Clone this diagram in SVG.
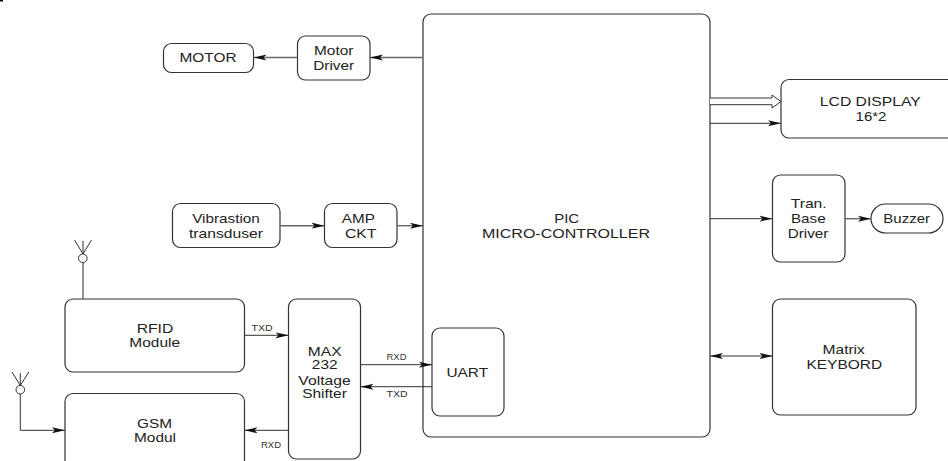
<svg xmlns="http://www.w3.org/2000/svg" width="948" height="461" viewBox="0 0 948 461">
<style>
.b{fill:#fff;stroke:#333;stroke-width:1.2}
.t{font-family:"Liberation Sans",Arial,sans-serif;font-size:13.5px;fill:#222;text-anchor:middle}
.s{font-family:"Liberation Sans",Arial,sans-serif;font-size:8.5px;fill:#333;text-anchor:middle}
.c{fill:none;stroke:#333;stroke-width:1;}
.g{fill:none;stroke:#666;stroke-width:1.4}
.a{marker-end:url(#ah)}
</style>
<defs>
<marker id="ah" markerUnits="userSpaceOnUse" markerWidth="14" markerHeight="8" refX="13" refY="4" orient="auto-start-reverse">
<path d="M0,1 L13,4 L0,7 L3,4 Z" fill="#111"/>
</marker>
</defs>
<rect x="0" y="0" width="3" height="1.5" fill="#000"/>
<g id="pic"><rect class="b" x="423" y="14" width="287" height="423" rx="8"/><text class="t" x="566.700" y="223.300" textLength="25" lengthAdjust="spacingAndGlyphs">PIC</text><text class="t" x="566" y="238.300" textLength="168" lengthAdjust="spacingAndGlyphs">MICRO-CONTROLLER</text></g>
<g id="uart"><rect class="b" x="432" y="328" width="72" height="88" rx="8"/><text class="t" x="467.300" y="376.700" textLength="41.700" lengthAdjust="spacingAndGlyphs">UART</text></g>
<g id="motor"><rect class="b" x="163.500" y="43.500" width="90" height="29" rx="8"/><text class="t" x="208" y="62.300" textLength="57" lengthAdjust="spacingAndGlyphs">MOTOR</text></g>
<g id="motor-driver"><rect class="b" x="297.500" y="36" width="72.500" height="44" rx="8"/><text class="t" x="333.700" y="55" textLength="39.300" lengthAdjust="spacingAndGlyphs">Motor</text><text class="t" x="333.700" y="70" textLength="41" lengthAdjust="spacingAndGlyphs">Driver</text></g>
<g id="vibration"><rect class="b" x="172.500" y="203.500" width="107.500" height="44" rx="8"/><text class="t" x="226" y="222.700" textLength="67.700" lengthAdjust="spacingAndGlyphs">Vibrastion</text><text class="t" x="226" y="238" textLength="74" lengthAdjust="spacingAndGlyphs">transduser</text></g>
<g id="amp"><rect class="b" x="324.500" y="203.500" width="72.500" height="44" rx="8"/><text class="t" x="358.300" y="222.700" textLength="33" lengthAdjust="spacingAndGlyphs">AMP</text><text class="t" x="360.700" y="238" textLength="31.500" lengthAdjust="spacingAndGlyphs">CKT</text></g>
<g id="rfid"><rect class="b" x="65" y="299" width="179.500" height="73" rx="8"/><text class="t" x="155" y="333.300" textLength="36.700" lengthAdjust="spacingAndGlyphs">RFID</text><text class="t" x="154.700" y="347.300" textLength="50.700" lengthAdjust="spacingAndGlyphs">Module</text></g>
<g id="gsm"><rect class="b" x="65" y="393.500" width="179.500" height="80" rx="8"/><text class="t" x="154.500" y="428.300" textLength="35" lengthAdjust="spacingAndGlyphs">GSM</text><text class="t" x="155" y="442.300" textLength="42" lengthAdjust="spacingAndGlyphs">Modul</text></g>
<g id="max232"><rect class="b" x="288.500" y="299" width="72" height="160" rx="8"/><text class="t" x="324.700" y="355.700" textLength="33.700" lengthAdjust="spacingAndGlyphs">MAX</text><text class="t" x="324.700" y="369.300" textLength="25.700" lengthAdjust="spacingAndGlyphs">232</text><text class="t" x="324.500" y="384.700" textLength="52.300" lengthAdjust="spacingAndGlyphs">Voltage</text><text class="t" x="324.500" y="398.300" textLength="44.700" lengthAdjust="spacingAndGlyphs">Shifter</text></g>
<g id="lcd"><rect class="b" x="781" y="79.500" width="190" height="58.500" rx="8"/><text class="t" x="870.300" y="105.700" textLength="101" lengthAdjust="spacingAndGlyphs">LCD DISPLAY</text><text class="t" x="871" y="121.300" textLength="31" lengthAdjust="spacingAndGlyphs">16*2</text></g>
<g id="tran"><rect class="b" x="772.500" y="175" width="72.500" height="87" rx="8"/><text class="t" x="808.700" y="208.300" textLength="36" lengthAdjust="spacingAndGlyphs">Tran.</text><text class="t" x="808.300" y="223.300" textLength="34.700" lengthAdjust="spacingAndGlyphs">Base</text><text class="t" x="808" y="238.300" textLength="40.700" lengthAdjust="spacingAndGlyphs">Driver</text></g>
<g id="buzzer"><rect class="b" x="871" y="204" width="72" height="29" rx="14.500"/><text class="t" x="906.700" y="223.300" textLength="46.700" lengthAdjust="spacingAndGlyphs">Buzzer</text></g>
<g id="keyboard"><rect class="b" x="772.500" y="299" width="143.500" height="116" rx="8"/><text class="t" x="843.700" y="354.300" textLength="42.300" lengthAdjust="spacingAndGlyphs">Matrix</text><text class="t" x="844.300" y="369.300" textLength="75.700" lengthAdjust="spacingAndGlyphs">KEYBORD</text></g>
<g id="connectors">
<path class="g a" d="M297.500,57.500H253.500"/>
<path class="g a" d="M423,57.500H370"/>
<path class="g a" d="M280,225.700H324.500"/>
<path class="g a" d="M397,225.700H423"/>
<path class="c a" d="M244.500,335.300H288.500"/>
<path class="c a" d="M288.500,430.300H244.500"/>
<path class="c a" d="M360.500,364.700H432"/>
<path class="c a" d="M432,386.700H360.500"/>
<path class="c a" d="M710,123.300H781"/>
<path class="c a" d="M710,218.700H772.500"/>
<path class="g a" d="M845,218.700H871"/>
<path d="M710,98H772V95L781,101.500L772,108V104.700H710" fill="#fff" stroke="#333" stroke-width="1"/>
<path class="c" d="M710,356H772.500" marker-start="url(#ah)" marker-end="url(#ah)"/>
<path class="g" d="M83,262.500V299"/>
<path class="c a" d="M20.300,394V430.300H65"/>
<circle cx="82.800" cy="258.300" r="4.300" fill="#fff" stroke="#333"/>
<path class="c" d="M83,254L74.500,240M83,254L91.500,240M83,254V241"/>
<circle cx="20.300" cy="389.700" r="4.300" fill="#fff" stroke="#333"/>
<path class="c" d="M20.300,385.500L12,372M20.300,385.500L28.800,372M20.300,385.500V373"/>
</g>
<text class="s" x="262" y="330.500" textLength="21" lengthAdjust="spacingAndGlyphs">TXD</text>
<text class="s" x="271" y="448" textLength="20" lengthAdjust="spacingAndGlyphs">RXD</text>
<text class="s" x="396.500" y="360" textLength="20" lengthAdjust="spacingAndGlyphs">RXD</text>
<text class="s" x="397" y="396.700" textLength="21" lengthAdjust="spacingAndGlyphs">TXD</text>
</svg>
::::::::::
● PROBLEM REQUIREMENTS
Take the data above and repeat it exactly, leaving each picture out.

● OUTPUT OF THE TASK
Clone this diagram in SVG.
<svg xmlns="http://www.w3.org/2000/svg" width="948" height="461" viewBox="0 0 948 461">
<style>
.b{fill:#fff;stroke:#333;stroke-width:1.2}
.t{font-family:"Liberation Sans",Arial,sans-serif;font-size:13.5px;fill:#222;text-anchor:middle}
.s{font-family:"Liberation Sans",Arial,sans-serif;font-size:8.5px;fill:#333;text-anchor:middle}
.c{fill:none;stroke:#333;stroke-width:1;}
.g{fill:none;stroke:#666;stroke-width:1.4}
.a{marker-end:url(#ah)}
</style>
<defs>
<marker id="ah" markerUnits="userSpaceOnUse" markerWidth="14" markerHeight="8" refX="13" refY="4" orient="auto-start-reverse">
<path d="M0,1 L13,4 L0,7 L3,4 Z" fill="#111"/>
</marker>
</defs>
<rect x="0" y="0" width="3" height="1.5" fill="#000"/>
<g id="pic"><rect class="b" x="423" y="14" width="287" height="423" rx="8"/><text class="t" x="566.700" y="223.300" textLength="25" lengthAdjust="spacingAndGlyphs">PIC</text><text class="t" x="566" y="238.300" textLength="168" lengthAdjust="spacingAndGlyphs">MICRO-CONTROLLER</text></g>
<g id="uart"><rect class="b" x="432" y="328" width="72" height="88" rx="8"/><text class="t" x="467.300" y="376.700" textLength="41.700" lengthAdjust="spacingAndGlyphs">UART</text></g>
<g id="motor"><rect class="b" x="163.500" y="43.500" width="90" height="29" rx="8"/><text class="t" x="208" y="62.300" textLength="57" lengthAdjust="spacingAndGlyphs">MOTOR</text></g>
<g id="motor-driver"><rect class="b" x="297.500" y="36" width="72.500" height="44" rx="8"/><text class="t" x="333.700" y="55" textLength="39.300" lengthAdjust="spacingAndGlyphs">Motor</text><text class="t" x="333.700" y="70" textLength="41" lengthAdjust="spacingAndGlyphs">Driver</text></g>
<g id="vibration"><rect class="b" x="172.500" y="203.500" width="107.500" height="44" rx="8"/><text class="t" x="226" y="222.700" textLength="67.700" lengthAdjust="spacingAndGlyphs">Vibrastion</text><text class="t" x="226" y="238" textLength="74" lengthAdjust="spacingAndGlyphs">transduser</text></g>
<g id="amp"><rect class="b" x="324.500" y="203.500" width="72.500" height="44" rx="8"/><text class="t" x="358.300" y="222.700" textLength="33" lengthAdjust="spacingAndGlyphs">AMP</text><text class="t" x="360.700" y="238" textLength="31.500" lengthAdjust="spacingAndGlyphs">CKT</text></g>
<g id="rfid"><rect class="b" x="65" y="299" width="179.500" height="73" rx="8"/><text class="t" x="155" y="333.300" textLength="36.700" lengthAdjust="spacingAndGlyphs">RFID</text><text class="t" x="154.700" y="347.300" textLength="50.700" lengthAdjust="spacingAndGlyphs">Module</text></g>
<g id="gsm"><rect class="b" x="65" y="393.500" width="179.500" height="80" rx="8"/><text class="t" x="154.500" y="428.300" textLength="35" lengthAdjust="spacingAndGlyphs">GSM</text><text class="t" x="155" y="442.300" textLength="42" lengthAdjust="spacingAndGlyphs">Modul</text></g>
<g id="max232"><rect class="b" x="288.500" y="299" width="72" height="160" rx="8"/><text class="t" x="324.700" y="355.700" textLength="33.700" lengthAdjust="spacingAndGlyphs">MAX</text><text class="t" x="324.700" y="369.300" textLength="25.700" lengthAdjust="spacingAndGlyphs">232</text><text class="t" x="324.500" y="384.700" textLength="52.300" lengthAdjust="spacingAndGlyphs">Voltage</text><text class="t" x="324.500" y="398.300" textLength="44.700" lengthAdjust="spacingAndGlyphs">Shifter</text></g>
<g id="lcd"><rect class="b" x="781" y="79.500" width="190" height="58.500" rx="8"/><text class="t" x="870.300" y="105.700" textLength="101" lengthAdjust="spacingAndGlyphs">LCD DISPLAY</text><text class="t" x="871" y="121.300" textLength="31" lengthAdjust="spacingAndGlyphs">16*2</text></g>
<g id="tran"><rect class="b" x="772.500" y="175" width="72.500" height="87" rx="8"/><text class="t" x="808.700" y="208.300" textLength="36" lengthAdjust="spacingAndGlyphs">Tran.</text><text class="t" x="808.300" y="223.300" textLength="34.700" lengthAdjust="spacingAndGlyphs">Base</text><text class="t" x="808" y="238.300" textLength="40.700" lengthAdjust="spacingAndGlyphs">Driver</text></g>
<g id="buzzer"><rect class="b" x="871" y="204" width="72" height="29" rx="14.500"/><text class="t" x="906.700" y="223.300" textLength="46.700" lengthAdjust="spacingAndGlyphs">Buzzer</text></g>
<g id="keyboard"><rect class="b" x="772.500" y="299" width="143.500" height="116" rx="8"/><text class="t" x="843.700" y="354.300" textLength="42.300" lengthAdjust="spacingAndGlyphs">Matrix</text><text class="t" x="844.300" y="369.300" textLength="75.700" lengthAdjust="spacingAndGlyphs">KEYBORD</text></g>
<g id="connectors">
<path class="g a" d="M297.500,57.500H253.500"/>
<path class="g a" d="M423,57.500H370"/>
<path class="g a" d="M280,225.700H324.500"/>
<path class="g a" d="M397,225.700H423"/>
<path class="c a" d="M244.500,335.300H288.500"/>
<path class="c a" d="M288.500,430.300H244.500"/>
<path class="c a" d="M360.500,364.700H432"/>
<path class="c a" d="M432,386.700H360.500"/>
<path class="c a" d="M710,123.300H781"/>
<path class="c a" d="M710,218.700H772.500"/>
<path class="g a" d="M845,218.700H871"/>
<path d="M710,98H772V95L781,101.500L772,108V104.700H710" fill="#fff" stroke="#333" stroke-width="1"/>
<path class="c" d="M710,356H772.500" marker-start="url(#ah)" marker-end="url(#ah)"/>
<path class="g" d="M83,262.500V299"/>
<path class="c a" d="M20.300,394V430.300H65"/>
<circle cx="82.800" cy="258.300" r="4.300" fill="#fff" stroke="#333"/>
<path class="c" d="M83,254L74.500,240M83,254L91.500,240M83,254V241"/>
<circle cx="20.300" cy="389.700" r="4.300" fill="#fff" stroke="#333"/>
<path class="c" d="M20.300,385.500L12,372M20.300,385.500L28.800,372M20.300,385.500V373"/>
</g>
<text class="s" x="262" y="330.500" textLength="21" lengthAdjust="spacingAndGlyphs">TXD</text>
<text class="s" x="271" y="448" textLength="20" lengthAdjust="spacingAndGlyphs">RXD</text>
<text class="s" x="396.500" y="360" textLength="20" lengthAdjust="spacingAndGlyphs">RXD</text>
<text class="s" x="397" y="396.700" textLength="21" lengthAdjust="spacingAndGlyphs">TXD</text>
</svg>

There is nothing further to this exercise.